I don’t pretend to fully understand all of the Substack piece, but it together with Wpr101’s analysis, has me convinced that AppLovin is a compelling opportunity that very likely has quite a bit of running room ahead.

42 Likes

I echo appreciation for @wpr101. I will also piggyback off of @brittlerock’s comments and say that one reason I think this board is phenomenal is our hivemind. We introduce new exceptional companies to the board and many of us take positions. There is then additional attention generated as we all tweet, word-of-mouth, blog, etc. This causes an exponential effect (where if each person who learns about the stock tells two others and each of those tell two others, you very quickly get a critical mass of awareness and increase buyers which only serves to benefit current shareholders).

I also have benefited greatly from Saul and others freely sharing knowledge here, and it has made a huge impact on my finances. I want to ensure this board stays alive and continues to help diligent, hard-working folks find financial freedom. Thanks to this community for all you do! :smiley:

30 Likes

@wpr101 BTW, I have a call scheduled with HIT IR on Monday afternoon about the loans that @drew1618t brought to our attention.
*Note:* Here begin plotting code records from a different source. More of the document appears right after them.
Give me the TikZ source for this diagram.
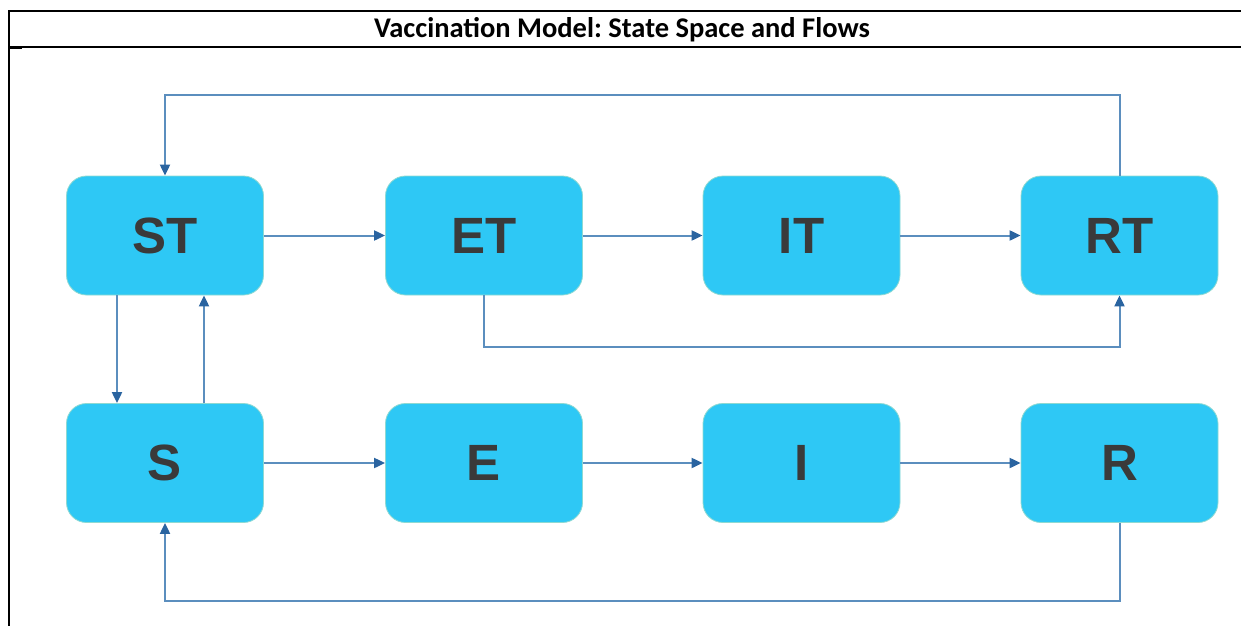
\documentclass[tikz,border=0pt]{standalone}
\usepackage{fontspec}
\setmainfont{Carlito}
\newfontfamily\boxfont{Liberation Sans}
\usetikzlibrary{arrows.meta}
\definecolor{boxfill}{HTML}{2EC8F5}
\definecolor{boxedge}{HTML}{8ED9D2}
\definecolor{flowline}{HTML}{5B8EBE}
\definecolor{flowhead}{HTML}{2A64A0}
\definecolor{labeltext}{HTML}{3A3A3A}
\frenchspacing
\begin{document}
\begin{tikzpicture}[x=1pt,y=-1pt,
  state/.style={draw=boxedge,line width=0.8pt,fill=boxfill,rounded corners=20pt,
    minimum width=197pt,minimum height=119pt,inner sep=0pt,
    font=\boxfont\bfseries\fontsize{51}{51}\selectfont,text=labeltext},
  flow/.style={draw=flowline,line width=2pt,
    -{Triangle[length=11pt,width=10pt,color=flowhead]}},
  frame/.style={draw=black,line width=2pt},
  rule/.style={draw=black,line width=1.2pt}]
\useasboundingbox (0,0) rectangle (1241,626);

% table frame and title row
\draw[frame] (1241,11) -- (9,11) -- (9,626);
\draw[rule] (9,47) -- (1241,47);
\draw[frame] (9,48) -- (22,48);
\node[font=\bfseries\fontsize{28.5}{28.5}\selectfont] (title) at (622,29.5)
  {Vaccination Model: State Space and Flows};

% states of the vaccinated row
\node[state] (ST) at (165,235.5) {ST};
\node[state] (ET) at (484,235.5) {ET};
\node[state] (IT) at (801.5,235.5) {IT};
\node[state] (RT) at (1119.5,235.5) {RT};
% states of the unvaccinated row
\node[state] (S) at (165,463) {S};
\node[state] (E) at (484,463) {E};
\node[state] (I) at (801.5,463) {I};
\node[state] (R) at (1119.5,463) {R};

% progression along each row
\draw[flow] (ST) -- (ET);
\draw[flow] (ET) -- (IT);
\draw[flow] (IT) -- (RT);
\draw[flow] (S) -- (E);
\draw[flow] (E) -- (I);
\draw[flow] (I) -- (R);

% vaccination and waning between rows
\draw[flow] ([xshift=-48pt]ST.south) -- ([xshift=-48pt]S.north);
\draw[flow] ([xshift=39pt]S.north) -- ([xshift=39pt]ST.south);

% exposed vaccinated straight to recovered
\coordinate (etlow) at (484,347);
\draw[flow] (ET.south) -- (etlow) -| (RT.south);

% return loops
\coordinate (toploop) at (1119.5,95);
\coordinate (botloop) at (1119.5,601);
\draw[flow] (RT.north) -- (toploop) -| (ST.north);
\draw[flow] (R.south) -- (botloop) -| (S.south);
\end{tikzpicture}
\end{document}
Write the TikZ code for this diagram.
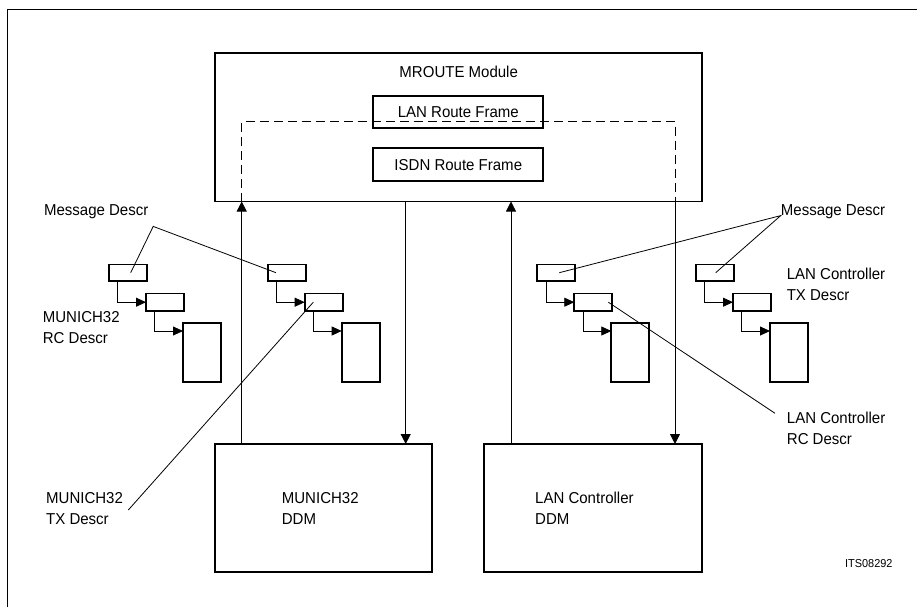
\documentclass[tikz,border=0pt]{standalone}
\usepackage{fontspec}
\setmainfont{Liberation Sans}[FakeStretch=0.95]
\usetikzlibrary{arrows.meta}
\begin{document}
\begin{tikzpicture}[x=1pt,y=-1pt,
  box/.style={draw,line width=1.9pt,inner sep=0pt,outer sep=0pt},
  sbox/.style={box,line width=1.7pt,minimum width=38pt},
  lbl/.style={inner sep=0pt,font=\fontsize{15.8}{21}\selectfont,align=left},
  ln/.style={line width=0.8pt},
  arr/.style={ln,-{Triangle[length=10pt,width=10pt]}},
  sarr/.style={ln,-{Triangle[length=10pt,width=9pt]}},
]
\useasboundingbox (0,0) rectangle (917,607);
\draw[line width=1pt] (7.3,607) -- (7.3,9.3) -- (917,9.3);

% MROUTE module
\node[box,minimum width=487pt,minimum height=148.5pt] (mr) at (458.5,127.25) {};
\node[lbl] (mrt) at (458.7,72.3) {MROUTE Module};
\node[box,minimum width=170pt,minimum height=31.7pt,font=\fontsize{15.8}{18}\selectfont] (lan) at (458.3,111.8) {LAN Route Frame};
\node[box,minimum width=170pt,minimum height=32.7pt,font=\fontsize{15.8}{18}\selectfont] (isdn) at (458.3,164.7) {ISDN Route Frame};

% DDM boxes
\node[box,minimum width=217.3pt,minimum height=128.3pt] (mdd) at (323.65,508.15) {};
\node[box,minimum width=218pt,minimum height=128.3pt] (ldd) at (593.3,508.15) {};
\node[lbl,anchor=west] (mddt) at (281.7,508.5) {MUNICH32\\DDM};
\node[lbl,anchor=west] (lddt) at (535,508.5) {LAN Controller\\DDM};

% vertical arrows
\coordinate (xa) at (241.7,0);
\coordinate (xb) at (405.7,0);
\coordinate (xc) at (511,0);
\coordinate (xd) at (675,0);
\coordinate (dt) at (0,121.7);
\draw[arr] (mdd.north -| xa) -- (mr.south -| xa);
\draw[arr] (mr.south -| xb) -- (mdd.north -| xb);
\draw[arr] (ldd.north -| xc) -- (mr.south -| xc);
\draw[arr] (mr.south -| xd) -- (ldd.north -| xd);
\draw[ln,dash pattern=on 9pt off 5pt] (mr.south -| xa) -- (dt -| xa) -- (dt -| xd) -- (mr.south -| xd);

% descriptor groups
\foreach \i/\x in {1/109,2/267.7,3/537.3,4/696}{
  \node[sbox,minimum height=16.7pt] (g\i-a) at (\x+19,272.7) {};
  \node[sbox,minimum height=17.7pt] (g\i-b) at (\x+56,302.2) {};
  \node[sbox,minimum height=59pt] (g\i-c) at (\x+93,352.5) {};
  \draw[sarr] ([xshift=8.7pt]g\i-a.south west) |- (g\i-b.west);
  \draw[sarr] ([xshift=8.7pt]g\i-b.south west) |- ([yshift=-8pt]g\i-c.north west);
}

% labels
\node[lbl,anchor=west] (md1) at (43.9,212) {Message Descr};
\node[lbl,anchor=west] (md2) at (780.7,212) {Message Descr};
\node[lbl,anchor=west] (mrc) at (42.7,327.8) {MUNICH32\\RC Descr};
\node[lbl,anchor=west] (ltx) at (786.6,284.5) {LAN Controller\\TX Descr};
\node[lbl,anchor=west] (lrc) at (786.7,428.8) {LAN Controller\\RC Descr};
\node[lbl,anchor=west] (mtx) at (46,508.5) {MUNICH32\\TX Descr};
\node[inner sep=0pt,font=\fontsize{11.5}{13}\selectfont,anchor=east] (its) at (892.7,564) {ITS08292};

% leader lines
\coordinate (v1) at (153.2,226.4);
\coordinate (v2) at (780.7,215.6);
\coordinate (v3) at (775,413.3);
\coordinate (v4) at (128.3,510);
\draw[ln] ([xshift=2.7pt]g1-a.center) -- (v1) -- ([xshift=-10.7pt]g2-a.center);
\draw[ln] ([xshift=3pt]g3-a.center) -- (v2) -- ([xshift=0.7pt]g4-a.center);
\draw[ln] (v3) -- ([xshift=15pt]g3-b.center);
\draw[ln] (v4) -- ([xshift=-10.4pt]g2-b.center);
\end{tikzpicture}
\end{document}
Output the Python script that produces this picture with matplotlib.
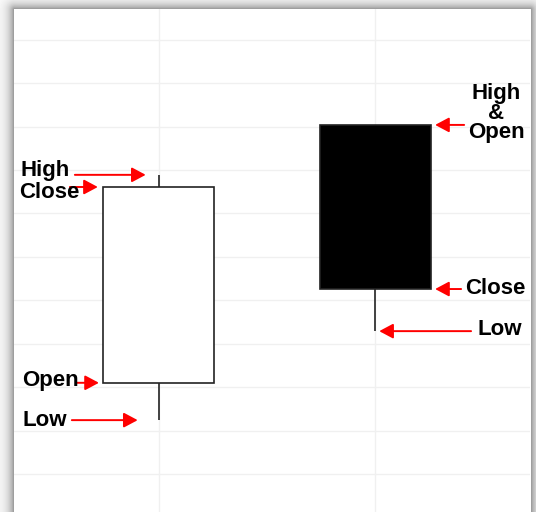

I will post what I learn from the call. I got a prompt reply to my inquiry. I was expecting a written reply, but the IR rep suggested a video call would be better.

35 Likes

That right there is a great way to maintain investing discipline. It becomes a checklist which must be fulfilled before putting money on the table or taking it off.

9 Likes

TMF recommendations are behind a paywall. Out of respect to TMF and Saul’s rules of the board we should not be dicussing TMF’s recommendation status for any company.